In the United States, 1.2 percent of trips—to work, school, the grocery store, dinner—are taken by bike. In Copenhagen, that number is 35 percent. The difference is there are safe places to ride in Copenhagen. Cycling today in New York city is a lot safer than it was 15 years ago, but it’s not nearly as safe as it is in Denmark, for example.
In the United States, 1.2 percent of trips—to work, school, the grocery store, dinner—are taken by bike. In Copenhagen, that number is 35 percent.
We recently announced a partnership with Tome where we are researching and developing B2V (Bicycle to Vehicle) technology. Our goal is reducing the number of cyclists killed and injured on the road. Cyclists are an important and growing part of urban mobility and B2V—where vehicles, devices, and the surrounding environment all communicate wirelessly—will be critical to the future of safer cycling.
What advice would you give to aspiring entrepreneurs?
My favorite one is read, read, read. Readers are leaders. You are what you read.
Our readers love efficiency hacks. What are some things that you do that save time?
I make a list every morning and I’ll add to the list as I go on during the day. Another efficiency hack is being the note-taker at meetings. For example, we have a senior executive meeting twice a year and I’m the note-taker because it forces you to listen and then you get to decide what the priorities are.
So much of a CEO’s job is making decisions—what was one of those key decisions that you made that ended up being a turning point for the business?
There have been a couple. I’d say in 1988, taking Trek international, going to the U.K. and Germany and opening up offices. At the time, it seemed like you were going to the moon. But [in hindsight], the reason why Trek has survived and thrived is because we’ve created a global company.
I’d say another key point was in 2006. I noticed some of our products weren’t where I wanted them to be, competitively. I’m huge Apple fan and I really believe one of the reasons Apple does as well as it does is because it has amazing products. It’s easier to sell amazing products! I sat down with our product guy and said, “Everything we do, we’ve got to be the best. What would it take to do that?” He came back and said I need to add 50 people. And I think within two years we added 80 product people, designers, and engineers.
How does Trek walk the walk as a wellness company?
We believe that if you want people to be healthy, you have to give them the time and resources to do it. So we have 250 acres of the best mountain bike trails and an on-site gym that hosts group workouts and offers health coaching. We encourage our employees to take time for themselves and we give them an amazing place to do it.
We believe that if you want people to be healthy, you have to give them the time and resources to do it.

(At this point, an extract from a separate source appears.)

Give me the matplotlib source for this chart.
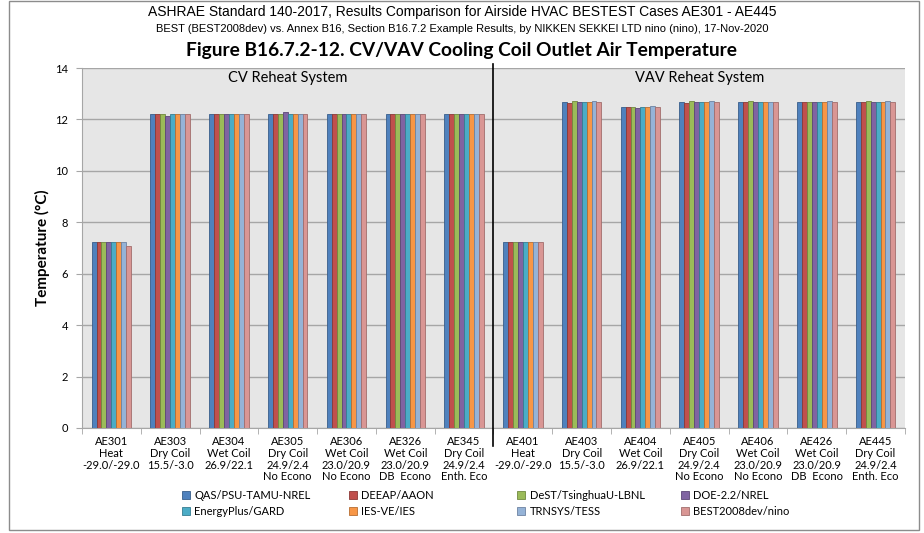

Another defining moment in Trek’s history was when, in one month, [we, as a company, had three people suffer major health issues, including a warehouse manager who died]. We then introduced a mandatory health risk assessment. We also created a great café with healthy foods—most of the food is locally-sourced and the chef and kitchen staff we employ work incredibly hard to ensure the food is very healthy—and imposed a Twinkie tax, jacking the price up of unhealthy foods and cutting the price of healthy stuff.
If you look at our Best Places to Work scores and the overall health of our employees, it’s all gone up since we made these changes.